Another concern of mine when it comes to security is in regards to the disparity between the state and federal regulators. There’s some very ambitious and really, really great targets for the increased use of renewables, and some net zero goals at the state level. But these state goals are often focused so much on the renewables that I, personally, am a little concerned about a disconnect when it comes to things like cyber security. Entities like NERC, the North American Energy Reliability Council, have cyber security targets, but they’re not effective at the state level. It’s only the wholesale bulk power system that needs to be compliant with those regulations. When it comes to the state and some of these really cool, innovative power systems that they’re trying to push, there may be a gap when it comes to security.

RS: This is really recognizing this transition of ours is a global phenomenon. There are economies of scale to be realized by enabling a marketplace and devices and stability and practice and training that are enabled by having common standards amongst different utilities in different parts of the world. You guys operate outside New England as well. I know you have some firms in the UK as well. Can you tell us, are we lagging as a nation? They’re very aggressive about wind, especially in the UK. Are we on the tail of that or at the forefront?

MT: It’s kind of interesting. A little bit about the digitalization journey at National Grid, at least from my point of view, in the digital substation world. Some of this technology, the 61850 standard, has been out since the mid 2000s. We’ve investigated it in the early, around 2010, 2011, decided not to pursue it, we weren’t quite ready for it. 2016 is when we really started down this journey in earnest. At that point in time, I got involved and I started reaching out to some peers.

It’s interesting, because across New England, other utilities in the Northeast have actually been using 61850 now for several years, for the better part of a decade. I started also reaching out outside of just the northeast, or even the U.S. There are some very ambitious goals and in some of the Canadian utilities where they’re using these standards. Our counterparts, half the company, is also in the UK, as you mentioned. They’re responsible for the electric and gas transmission networks there. They’ve piloted some 61850 systems for better part of 10 years as well.

In mainland Europe, I’ve worked with some of the utilities there, where they’re using this as their standard. They’ve seen the efficiencies in deploying this type of technology. The same is true elsewhere in the world. Where we’re not seeing as much of it, although a digital interconnected substation is cheaper than a conventional substation with the same functionality, if you’re not as concerned about reliability and keeping the power grid online for 99.99% of the times, you could probably skimp on some of these protections.

In some of the developing world, where they have nothing today, and they’re trying to get something there as quick as possible, they’re not using the digital technologies as much.

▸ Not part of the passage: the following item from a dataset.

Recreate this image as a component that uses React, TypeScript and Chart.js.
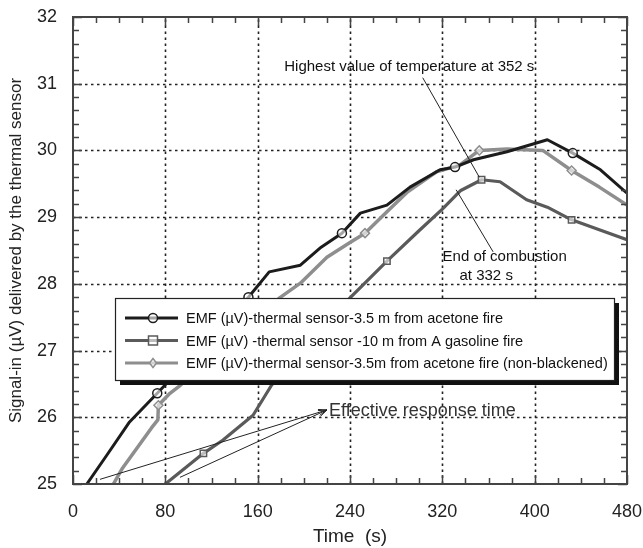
import React, { useEffect, useRef } from 'react';
import { Chart, registerables } from 'chart.js';

Chart.register(...registerables);

const FONT = '"Liberation Sans", Arial, Helvetica, sans-serif';

// ---- data ----
const seriesLabels = [
  'EMF (µV)-thermal sensor-3.5 m from acetone fire',
  'EMF (µV) -thermal sensor -10 m from A gasoline fire',
  'EMF (µV)-thermal sensor-3.5m from acetone fire (non-blackened)',
];

const acetoneTimes = [12, 30, 49, 73, 95, 120, 152, 170, 197, 215, 233, 249, 272, 292, 318, 331, 347, 376, 411, 433, 457, 480];
const acetoneValues = [25.0, 25.45, 25.93, 26.36, 26.76, 27.22, 27.8, 28.18, 28.28, 28.55, 28.76, 29.06, 29.18, 29.45, 29.71, 29.75, 29.86, 29.98, 30.16, 29.96, 29.71, 29.36];
const acetoneMarkerTimes = [73, 152, 233, 331, 433];

const gasolineTimes = [80, 113, 130, 156, 172, 192, 215, 240, 272, 300, 320, 336, 354, 370, 393, 411, 432, 456, 480];
const gasolineValues = [25.0, 25.46, 25.66, 26.03, 26.48, 26.88, 27.35, 27.79, 28.34, 28.8, 29.12, 29.4, 29.56, 29.53, 29.26, 29.15, 28.96, 28.81, 28.66];
const gasolineMarkerTimes = [113, 192, 272, 354, 432];

const nonBlackTimes = [35, 43, 68, 73.5, 74, 84, 93, 130, 179, 197, 220, 240, 253, 272, 290, 315, 335, 352, 376, 407, 432, 456, 480];
const nonBlackValues = [25.0, 25.24, 25.84, 25.96, 26.18, 26.36, 26.48, 27.05, 27.79, 28.01, 28.4, 28.62, 28.76, 29.08, 29.38, 29.68, 29.78, 30.0, 30.02, 30.0, 29.7, 29.45, 29.18];
const nonBlackMarkerTimes = [74, 253, 352, 432];

const xMin = 0, xMax = 480, xStep = 80;
const yMin = 25, yMax = 32, yStep = 1;

const xTitle = 'Time  (s)';
const yTitle = 'Signal-in (µV) delivered by the thermal sensor';

// annotations in data units
const peakText = 'Highest value of temperature at 352 s';
const peakTextAnchor = [183, 31.25];
const peakLine = [[303, 31.09], [352, 29.6]];
const endText1 = 'End of combustion';
const endText2 = 'at 332 s';
const endText1Anchor = [374, 28.4];
const endText2Anchor = [358, 28.12];
const endLine = [[332, 29.41], [364, 28.48]];
const responseText = 'Effective response time';
const responseTextAnchor = [221, 26.09];
const responseLines = [
  [[23.4, 25.07], [220, 26.11]],
  [[92.7, 25.1], [220, 26.11]],
];

const colors = ['#1c1c1c', '#5a5a5a', '#8e8e8e'];
const styles = ['circle', 'rect', 'rectRot'];

function drawMarker(ctx: CanvasRenderingContext2D, style: string, x: number, y: number, color: string) {
  ctx.save();
  ctx.strokeStyle = color;
  ctx.fillStyle = 'rgba(255,255,255,0.6)';
  ctx.lineWidth = 1.5;
  ctx.setLineDash([]);
  ctx.beginPath();
  if (style === 'circle') {
    ctx.arc(x, y, 4.5, 0, Math.PI * 2);
  } else if (style === 'rect') {
    ctx.rect(x - 4.5, y - 4.5, 9, 9);
  } else {
    ctx.moveTo(x, y - 4.5);
    ctx.lineTo(x + 3.5, y);
    ctx.lineTo(x, y + 4.5);
    ctx.lineTo(x - 3.5, y);
    ctx.closePath();
  }
  ctx.fill();
  ctx.stroke();
  ctx.restore();
}

const decorPlugin = {
  id: 'decor',
  beforeDatasetsDraw(chart: any) {
    const { ctx, chartArea: a, scales } = chart;
    const x = scales.x, y = scales.y;
    ctx.save();
    ctx.strokeStyle = '#222';
    ctx.lineWidth = 1.6;
    ctx.setLineDash([2.5, 3.5]);
    x.ticks.forEach((t: any) => {
      if (t.value <= xMin || t.value >= xMax) return;
      const px = Math.round(x.getPixelForValue(t.value)) + 0.5;
      ctx.beginPath(); ctx.moveTo(px, a.bottom); ctx.lineTo(px, a.top); ctx.stroke();
    });
    y.ticks.forEach((t: any) => {
      if (t.value <= yMin || t.value >= yMax) return;
      const py = Math.round(y.getPixelForValue(t.value)) + 0.5;
      ctx.beginPath(); ctx.moveTo(a.left, py); ctx.lineTo(a.right, py); ctx.stroke();
    });
    ctx.restore();
  },
  afterDatasetsDraw(chart: any) {
    const { ctx, chartArea: a, scales } = chart;
    const x = scales.x, y = scales.y;
    const P = (p: number[]) => [x.getPixelForValue(p[0]), y.getPixelForValue(p[1])];
    ctx.save();
    ctx.setLineDash([]);
    // frame
    ctx.strokeStyle = '#444';
    ctx.lineWidth = 2;
    ctx.strokeRect(a.left, a.top, a.right - a.left, a.bottom - a.top);
    // ticks
    ctx.lineWidth = 1.5;
    const xt = x.ticks.map((t: any) => t.value);
    for (let i = 0; i < xt.length; i++) {
      const v0 = xt[i];
      for (let k = 0; k < 4; k++) {
        if (i === xt.length - 1 && k > 0) break;
        const v = v0 + (k * xStep) / 4;
        const px = Math.round(x.getPixelForValue(v)) + 0.5;
        const len = k === 0 ? 9 : 6;
        ctx.beginPath();
        ctx.moveTo(px, a.bottom); ctx.lineTo(px, a.bottom - len);
        ctx.moveTo(px, a.top); ctx.lineTo(px, a.top + len);
        ctx.stroke();
      }
    }
    const yt = y.ticks.map((t: any) => t.value);
    for (let i = 0; i < yt.length; i++) {
      const v0 = yt[i];
      for (let k = 0; k < 5; k++) {
        if (i === yt.length - 1 && k > 0) break;
        const v = v0 + (k * yStep) / 5;
        const py = Math.round(y.getPixelForValue(v)) + 0.5;
        const len = k === 0 ? 9 : 6;
        ctx.beginPath();
        ctx.moveTo(a.left, py); ctx.lineTo(a.left + len, py);
        ctx.moveTo(a.right, py); ctx.lineTo(a.right - len, py);
        ctx.stroke();
      }
    }
    // legend box
    const bx = 115, by = 298, bw = 499, bh = 82, sh = 5;
    ctx.fillStyle = '#111';
    ctx.fillRect(bx + sh, by + sh, bw, bh);
    ctx.fillStyle = '#fff';
    ctx.fillRect(bx, by, bw, bh);
    ctx.strokeStyle = '#222';
    ctx.lineWidth = 1.2;
    ctx.strokeRect(bx + 0.5, by + 0.5, bw, bh);
    chart.data.datasets.forEach((ds: any, i: number) => {
      const ry = by + 20 + i * 22.5;
      ctx.strokeStyle = ds.borderColor;
      ctx.lineWidth = 3;
      ctx.beginPath(); ctx.moveTo(bx + 10, ry); ctx.lineTo(bx + 63, ry); ctx.stroke();
      drawMarker(ctx, styles[i], bx + 38, ry, ds.borderColor);
      ctx.fillStyle = '#111';
      ctx.font = `14.5px ${FONT}`;
      ctx.textBaseline = 'middle';
      ctx.textAlign = 'left';
      ctx.fillText(ds.label, bx + 71, ry + 1);
    });
    // annotations
    ctx.strokeStyle = '#222';
    ctx.lineWidth = 1;
    const seg = (p: number[], q: number[]) => {
      const [x1, y1] = P(p); const [x2, y2] = P(q);
      ctx.beginPath(); ctx.moveTo(x1, y1); ctx.lineTo(x2, y2); ctx.stroke();
    };
    seg(peakLine[0], peakLine[1]);
    seg(endLine[0], endLine[1]);
    responseLines.forEach((l) => {
      seg(l[0], l[1]);
      const [x1, y1] = P(l[0]); const [x2, y2] = P(l[1]);
      const ang = Math.atan2(y2 - y1, x2 - x1);
      const ah = 9;
      ctx.beginPath();
      ctx.moveTo(x2 - ah * Math.cos(ang - 0.35), y2 - ah * Math.sin(ang - 0.35));
      ctx.lineTo(x2, y2);
      ctx.lineTo(x2 - ah * Math.cos(ang + 0.35), y2 - ah * Math.sin(ang + 0.35));
      ctx.stroke();
    });
    ctx.fillStyle = '#111';
    ctx.textBaseline = 'middle';
    ctx.font = `15px ${FONT}`;
    ctx.textAlign = 'left';
    let [tx, ty] = P(peakTextAnchor);
    ctx.fillText(peakText, tx, ty);
    ctx.textAlign = 'center';
    [tx, ty] = P(endText1Anchor);
    ctx.fillText(endText1, tx, ty);
    [tx, ty] = P(endText2Anchor);
    ctx.fillText(endText2, tx, ty);
    ctx.textAlign = 'left';
    ctx.font = `18px ${FONT}`;
    ctx.fillStyle = '#333';
    [tx, ty] = P(responseTextAnchor);
    ctx.fillText(responseText, tx + 1, ty);
    ctx.restore();
  },
};

function makeDataset(label: string, times: number[], values: number[], markers: number[], color: string, style: string, width: number) {
  return {
    label,
    data: times.map((t, i) => ({ x: t, y: values[i] })),
    borderColor: color,
    borderWidth: width,
    borderJoinStyle: 'round',
    tension: 0,
    pointStyle: style,
    pointRadius: (c: any) => (c.raw && markers.includes(c.raw.x) ? 4.5 : 0),
    pointHoverRadius: 0,
    pointBorderColor: color,
    pointBackgroundColor: 'rgba(255,255,255,0.6)',
    pointBorderWidth: 1.5,
    fill: false,
  };
}

export default function App() {
  const ref = useRef<HTMLCanvasElement | null>(null);
  useEffect(() => {
    if (!ref.current) return;
    const chart = new Chart(ref.current, {
      type: 'line',
      data: {
        datasets: [
          makeDataset(seriesLabels[0], acetoneTimes, acetoneValues, acetoneMarkerTimes, colors[0], styles[0], 3),
          makeDataset(seriesLabels[1], gasolineTimes, gasolineValues, gasolineMarkerTimes, colors[1], styles[1], 3.2),
          makeDataset(seriesLabels[2], nonBlackTimes, nonBlackValues, nonBlackMarkerTimes, colors[2], styles[2], 3.5),
        ] as any,
      },
      options: {
        responsive: false,
        animation: false,
        events: [],
        layout: { padding: { left: 0, top: 17, right: 16, bottom: 0 } },
        plugins: { legend: { display: false }, tooltip: { enabled: false } },
        scales: {
          x: {
            type: 'linear',
            min: xMin,
            max: xMax,
            ticks: { stepSize: xStep, color: '#222', font: { family: FONT, size: 18 }, padding: 17, maxRotation: 0, autoSkip: false },
            grid: { display: false, drawTicks: false },
            border: { display: false },
            title: { display: true, text: xTitle, color: '#222', font: { family: FONT, size: 19 }, padding: { top: 0, bottom: 0 } },
            afterFit: (s: any) => { s.height = 64; s.paddingLeft = 0; s.paddingRight = 0; },
          },
          y: {
            type: 'linear',
            min: yMin,
            max: yMax,
            ticks: { stepSize: yStep, color: '#222', font: { family: FONT, size: 18 }, padding: 16 },
            grid: { display: false, drawTicks: false },
            border: { display: false },
            title: { display: true, text: yTitle, color: '#222', font: { family: FONT, size: 17 }, padding: { top: 6, bottom: 0 } },
            afterFit: (s: any) => { s.width = 73; s.paddingTop = 0; s.paddingBottom = 0; },
          },
        },
      } as any,
      plugins: [decorPlugin as any],
    });
    return () => chart.destroy();
  }, []);
  return (
    <div style={{ position: 'absolute', left: 0, top: 0, width: 643, height: 548, background: '#fff' }}>
      <canvas ref={ref} width={643} height={548} style={{ width: 643, height: 548, display: 'block' }} />
    </div>
  );
}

Other parts of the world, for example, a counterpart of mine from another utility has been helping Puerto Rico get back on the feet after the hurricane a couple years ago. As they redesigned the grid, digitalization is one of the key tenets. The reason for that is this reliability that we talked about, but the interconnection of renewables there. They want the ability to leverage multiple energy sources. The flexibility that digitalization allows is really necessary for some of their goals they’re looking at.

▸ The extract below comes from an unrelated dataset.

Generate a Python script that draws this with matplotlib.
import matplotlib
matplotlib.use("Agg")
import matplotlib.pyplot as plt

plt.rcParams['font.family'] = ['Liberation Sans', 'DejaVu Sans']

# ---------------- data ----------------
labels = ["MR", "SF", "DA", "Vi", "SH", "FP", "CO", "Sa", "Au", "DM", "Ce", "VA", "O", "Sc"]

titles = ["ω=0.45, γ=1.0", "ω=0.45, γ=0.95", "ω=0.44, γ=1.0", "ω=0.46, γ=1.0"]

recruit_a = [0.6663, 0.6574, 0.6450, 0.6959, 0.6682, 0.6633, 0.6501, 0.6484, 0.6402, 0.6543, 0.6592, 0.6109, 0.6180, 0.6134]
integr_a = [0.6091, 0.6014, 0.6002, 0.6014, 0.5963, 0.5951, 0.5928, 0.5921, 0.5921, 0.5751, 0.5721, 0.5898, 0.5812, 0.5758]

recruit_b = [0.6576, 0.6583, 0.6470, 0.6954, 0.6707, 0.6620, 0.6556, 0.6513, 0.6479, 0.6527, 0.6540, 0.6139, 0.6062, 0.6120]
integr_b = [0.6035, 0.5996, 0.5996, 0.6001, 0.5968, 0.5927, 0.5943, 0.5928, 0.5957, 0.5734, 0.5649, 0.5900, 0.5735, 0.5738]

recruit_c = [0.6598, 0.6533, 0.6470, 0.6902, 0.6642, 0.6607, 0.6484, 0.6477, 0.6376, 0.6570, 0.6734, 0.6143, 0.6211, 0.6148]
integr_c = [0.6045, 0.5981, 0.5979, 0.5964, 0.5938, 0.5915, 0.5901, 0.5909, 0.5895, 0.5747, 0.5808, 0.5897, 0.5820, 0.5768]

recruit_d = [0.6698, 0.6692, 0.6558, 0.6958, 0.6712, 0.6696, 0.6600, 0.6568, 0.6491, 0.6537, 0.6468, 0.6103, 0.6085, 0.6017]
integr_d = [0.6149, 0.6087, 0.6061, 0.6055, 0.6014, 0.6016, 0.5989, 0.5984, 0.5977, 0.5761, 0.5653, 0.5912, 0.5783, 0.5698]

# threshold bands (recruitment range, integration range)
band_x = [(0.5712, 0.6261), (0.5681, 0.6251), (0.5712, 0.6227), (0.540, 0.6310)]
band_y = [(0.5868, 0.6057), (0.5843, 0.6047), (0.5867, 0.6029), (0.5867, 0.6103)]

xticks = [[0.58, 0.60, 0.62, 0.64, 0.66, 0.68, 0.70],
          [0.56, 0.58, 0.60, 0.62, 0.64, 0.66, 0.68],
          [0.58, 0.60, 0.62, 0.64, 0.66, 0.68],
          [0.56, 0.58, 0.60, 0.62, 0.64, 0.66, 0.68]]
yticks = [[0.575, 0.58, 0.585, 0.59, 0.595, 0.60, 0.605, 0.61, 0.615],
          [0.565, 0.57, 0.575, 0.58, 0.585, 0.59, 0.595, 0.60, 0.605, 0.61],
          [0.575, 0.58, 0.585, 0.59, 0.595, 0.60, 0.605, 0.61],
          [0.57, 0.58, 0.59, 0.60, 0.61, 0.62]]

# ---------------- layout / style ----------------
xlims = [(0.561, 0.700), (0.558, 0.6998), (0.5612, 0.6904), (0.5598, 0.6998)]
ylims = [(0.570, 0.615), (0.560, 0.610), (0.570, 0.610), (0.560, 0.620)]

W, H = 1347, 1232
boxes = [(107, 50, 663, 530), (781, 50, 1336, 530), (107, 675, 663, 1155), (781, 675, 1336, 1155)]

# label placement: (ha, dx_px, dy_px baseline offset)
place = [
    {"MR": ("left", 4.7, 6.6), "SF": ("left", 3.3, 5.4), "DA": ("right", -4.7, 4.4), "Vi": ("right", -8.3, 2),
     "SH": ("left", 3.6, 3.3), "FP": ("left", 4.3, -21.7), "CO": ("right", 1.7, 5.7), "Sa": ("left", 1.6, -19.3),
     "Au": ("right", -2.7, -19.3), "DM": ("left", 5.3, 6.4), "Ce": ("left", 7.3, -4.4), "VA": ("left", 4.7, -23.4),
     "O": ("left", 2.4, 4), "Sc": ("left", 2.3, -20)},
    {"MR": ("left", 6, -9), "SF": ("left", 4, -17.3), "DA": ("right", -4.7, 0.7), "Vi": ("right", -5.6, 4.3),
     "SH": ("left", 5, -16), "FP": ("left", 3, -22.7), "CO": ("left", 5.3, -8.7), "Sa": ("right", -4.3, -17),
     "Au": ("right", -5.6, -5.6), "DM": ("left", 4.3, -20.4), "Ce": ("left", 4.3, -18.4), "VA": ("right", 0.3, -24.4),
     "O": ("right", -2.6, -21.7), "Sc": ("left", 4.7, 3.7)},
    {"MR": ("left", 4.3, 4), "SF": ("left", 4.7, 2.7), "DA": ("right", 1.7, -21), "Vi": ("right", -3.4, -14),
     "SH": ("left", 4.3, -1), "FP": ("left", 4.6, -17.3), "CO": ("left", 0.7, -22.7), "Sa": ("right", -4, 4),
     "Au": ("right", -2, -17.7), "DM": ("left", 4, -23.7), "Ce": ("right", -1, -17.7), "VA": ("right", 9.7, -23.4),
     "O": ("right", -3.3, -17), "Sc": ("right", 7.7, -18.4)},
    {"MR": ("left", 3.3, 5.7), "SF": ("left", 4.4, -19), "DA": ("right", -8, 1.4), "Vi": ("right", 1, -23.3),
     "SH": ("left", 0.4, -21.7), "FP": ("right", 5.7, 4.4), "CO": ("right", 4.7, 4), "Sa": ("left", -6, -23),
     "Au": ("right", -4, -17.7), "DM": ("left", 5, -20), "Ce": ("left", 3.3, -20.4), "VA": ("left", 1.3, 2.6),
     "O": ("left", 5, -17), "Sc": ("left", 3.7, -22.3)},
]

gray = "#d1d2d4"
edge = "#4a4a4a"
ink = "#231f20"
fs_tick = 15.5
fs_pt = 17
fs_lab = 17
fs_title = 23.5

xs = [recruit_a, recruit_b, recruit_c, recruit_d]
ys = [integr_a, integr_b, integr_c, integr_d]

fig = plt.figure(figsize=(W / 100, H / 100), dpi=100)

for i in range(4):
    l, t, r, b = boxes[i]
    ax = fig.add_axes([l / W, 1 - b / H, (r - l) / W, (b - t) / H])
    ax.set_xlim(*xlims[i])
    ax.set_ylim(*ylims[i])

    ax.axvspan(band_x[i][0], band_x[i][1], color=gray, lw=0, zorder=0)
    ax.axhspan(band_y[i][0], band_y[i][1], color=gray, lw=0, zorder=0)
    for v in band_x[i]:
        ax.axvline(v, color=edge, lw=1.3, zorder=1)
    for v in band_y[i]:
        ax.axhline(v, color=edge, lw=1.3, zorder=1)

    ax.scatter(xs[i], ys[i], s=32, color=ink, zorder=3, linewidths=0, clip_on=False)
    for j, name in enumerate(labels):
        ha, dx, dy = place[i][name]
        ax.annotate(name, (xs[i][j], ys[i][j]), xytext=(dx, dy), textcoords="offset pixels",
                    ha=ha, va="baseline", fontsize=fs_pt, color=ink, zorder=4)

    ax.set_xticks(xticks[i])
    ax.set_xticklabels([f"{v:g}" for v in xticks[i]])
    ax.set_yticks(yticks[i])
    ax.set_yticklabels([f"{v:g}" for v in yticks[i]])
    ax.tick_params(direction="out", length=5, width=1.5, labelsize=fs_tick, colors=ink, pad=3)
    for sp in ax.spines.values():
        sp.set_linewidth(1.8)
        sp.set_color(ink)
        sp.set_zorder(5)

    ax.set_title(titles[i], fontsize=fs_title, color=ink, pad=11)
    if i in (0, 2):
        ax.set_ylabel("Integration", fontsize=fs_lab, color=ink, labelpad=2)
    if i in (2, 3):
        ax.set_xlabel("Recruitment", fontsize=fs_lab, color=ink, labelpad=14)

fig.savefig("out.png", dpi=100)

RS: I’m remembering what a mess that was in Puerto Rico. We had an event at MITEI to try to get our heads around it and look for opportunities. My memory was that the major power generating stations were on all on one side of the island, the south side of the island, whereas the industry is mostly on the north side of the island. What happened during the hurricane was that the lines carrying power over the mountains to the load centers on the north were disrupted. There was a lot of interest in trying to enable the system to stay up, almost entirely with distributed resources, and then no access to those centralized power plants. There were a lot of ambitious discussions, I don’t remember exactly how far that went. Islands essentially, is my point, are a really interesting case, because unlike the power system that we live in here, where we have all kinds of sources of electricity and a diverse range of assets—including hydro from Canada, solar from southern Massachusetts, and nuclear—you don’t have that in an island economy, especially the lack of a large hydro supply. Balancing becomes very difficult when you have a high penetration of renewables. I just wonder how far you went in your work in Puerto Rico. Are you involved in other islands, trying to deal with this very high penetration challenge?

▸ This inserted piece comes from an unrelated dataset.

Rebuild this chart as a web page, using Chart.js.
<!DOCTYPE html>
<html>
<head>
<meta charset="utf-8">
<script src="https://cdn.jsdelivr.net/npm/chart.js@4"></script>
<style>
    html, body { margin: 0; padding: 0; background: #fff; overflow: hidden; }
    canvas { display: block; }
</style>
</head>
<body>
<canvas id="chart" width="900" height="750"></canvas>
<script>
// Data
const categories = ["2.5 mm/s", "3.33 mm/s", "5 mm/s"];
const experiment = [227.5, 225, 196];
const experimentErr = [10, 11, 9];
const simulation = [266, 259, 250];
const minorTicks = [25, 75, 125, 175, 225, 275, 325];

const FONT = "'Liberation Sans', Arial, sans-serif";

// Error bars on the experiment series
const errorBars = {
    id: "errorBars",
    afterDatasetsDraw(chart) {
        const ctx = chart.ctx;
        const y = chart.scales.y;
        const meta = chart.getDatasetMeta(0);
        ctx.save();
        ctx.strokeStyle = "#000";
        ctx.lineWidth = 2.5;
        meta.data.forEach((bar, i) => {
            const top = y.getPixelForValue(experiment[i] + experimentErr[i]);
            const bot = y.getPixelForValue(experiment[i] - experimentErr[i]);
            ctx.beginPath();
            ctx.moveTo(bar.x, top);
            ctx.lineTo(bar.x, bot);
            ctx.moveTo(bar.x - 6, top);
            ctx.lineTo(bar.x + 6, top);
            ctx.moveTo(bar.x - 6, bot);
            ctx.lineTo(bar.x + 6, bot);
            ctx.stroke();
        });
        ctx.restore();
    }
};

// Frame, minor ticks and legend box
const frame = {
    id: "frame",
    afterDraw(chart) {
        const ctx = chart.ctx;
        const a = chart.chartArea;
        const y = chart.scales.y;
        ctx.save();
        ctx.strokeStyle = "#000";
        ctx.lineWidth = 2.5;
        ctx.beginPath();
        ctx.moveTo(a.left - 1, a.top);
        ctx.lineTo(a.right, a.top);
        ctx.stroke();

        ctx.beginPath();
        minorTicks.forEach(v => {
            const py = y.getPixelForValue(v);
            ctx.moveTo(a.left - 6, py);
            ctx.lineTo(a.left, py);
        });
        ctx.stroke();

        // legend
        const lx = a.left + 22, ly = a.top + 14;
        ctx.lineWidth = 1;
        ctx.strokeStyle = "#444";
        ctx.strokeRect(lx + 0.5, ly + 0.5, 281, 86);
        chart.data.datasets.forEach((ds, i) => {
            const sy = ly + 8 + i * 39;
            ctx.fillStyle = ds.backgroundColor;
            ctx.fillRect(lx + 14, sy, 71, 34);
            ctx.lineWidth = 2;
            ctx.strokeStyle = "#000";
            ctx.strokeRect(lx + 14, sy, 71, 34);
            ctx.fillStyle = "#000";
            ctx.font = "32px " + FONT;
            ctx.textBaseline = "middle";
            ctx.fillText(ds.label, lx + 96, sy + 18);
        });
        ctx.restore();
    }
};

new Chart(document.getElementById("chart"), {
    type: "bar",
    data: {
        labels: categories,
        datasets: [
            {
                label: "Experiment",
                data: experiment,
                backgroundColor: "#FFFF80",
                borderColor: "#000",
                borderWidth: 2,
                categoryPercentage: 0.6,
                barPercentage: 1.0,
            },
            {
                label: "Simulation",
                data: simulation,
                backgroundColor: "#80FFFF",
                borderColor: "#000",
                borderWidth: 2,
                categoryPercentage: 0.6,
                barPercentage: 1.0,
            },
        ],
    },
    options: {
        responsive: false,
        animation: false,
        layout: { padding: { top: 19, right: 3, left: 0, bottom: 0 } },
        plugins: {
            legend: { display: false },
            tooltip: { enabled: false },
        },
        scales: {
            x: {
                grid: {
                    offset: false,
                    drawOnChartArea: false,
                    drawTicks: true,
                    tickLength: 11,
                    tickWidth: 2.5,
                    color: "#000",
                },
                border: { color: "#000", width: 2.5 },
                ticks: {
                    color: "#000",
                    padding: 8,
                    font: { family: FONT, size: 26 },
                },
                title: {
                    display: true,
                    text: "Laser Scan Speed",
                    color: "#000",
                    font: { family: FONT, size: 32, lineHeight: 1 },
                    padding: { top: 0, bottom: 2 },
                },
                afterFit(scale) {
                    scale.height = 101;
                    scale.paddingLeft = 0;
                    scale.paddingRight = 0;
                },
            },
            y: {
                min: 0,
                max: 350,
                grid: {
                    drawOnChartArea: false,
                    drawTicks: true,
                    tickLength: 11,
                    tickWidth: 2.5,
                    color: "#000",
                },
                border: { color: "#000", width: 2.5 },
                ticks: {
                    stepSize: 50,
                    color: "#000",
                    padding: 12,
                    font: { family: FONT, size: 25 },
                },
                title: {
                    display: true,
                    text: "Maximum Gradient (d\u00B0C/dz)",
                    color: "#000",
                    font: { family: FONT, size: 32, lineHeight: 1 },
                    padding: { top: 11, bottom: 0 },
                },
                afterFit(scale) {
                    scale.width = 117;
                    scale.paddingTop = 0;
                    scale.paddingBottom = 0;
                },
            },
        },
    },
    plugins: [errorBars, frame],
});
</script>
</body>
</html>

MT: To be honest, I’m not. That was part of actually a working group which we formed. Shortly after we started our program, as I was reaching out to counterparts across the industry, we formed a group of about two dozen of us utility partners across North America, so U.S., Canada, the EU, even South Asia. We get together on a quarterly basis. One of those members is the one that’s leading that effort in Puerto Rico. I’m not personally involved there, I have talked to them, and we’ve shared some lessons learned as far as what we’re doing and how they could maybe learn from that as well. I don’t really have any experience with the island architecture itself.

RS: We may find ourselves learning from all kinds of island systems in the future as we get further and further into this. Last question, what about China? Are they adhering to the same sorts of standards in China as we are? Are they encountering the same problems finding ways to solve them that we could also reflect on?

MT: Given the current, I guess, geopolitical considerations, our interactions with China are definitely limited. We do see some Chinese products from time to time coming in. We’re seeing them using these standards as well. This is a set of standards, they work, so they’re using them. That said, there was an executive order that was under our previous administration that was pushed, currently been put on hold, that looked at supply chain, and also investigating, really understanding where it came from. It did not name names, but it did allude to several nation states where we wanted to be very conscious of before we accepted any products. This is fresh off the presses. I do know there was an incident where supply chain, where it was a subcomponent within a subcomponent, there was some security compromises in there. That’s something we’re realizing now, that it’s not just the overall computer you’re buying. It could be a chip on that computer that was bought by someone three levels down in the supply chain. We’re responsible for understanding what that supply chain looks like and knowing the risks that are associated with that as well.

RS: This isn’t your grandfather’s grid. Breaking new territory. Mark, it’s been great talking with you. I’ve enjoyed this. I hope our listeners have learned something about how the system operates. I look forward to speaking with you again about opportunities. Thank you.

MT: Rob, thank you very much. It’s been a pleasure.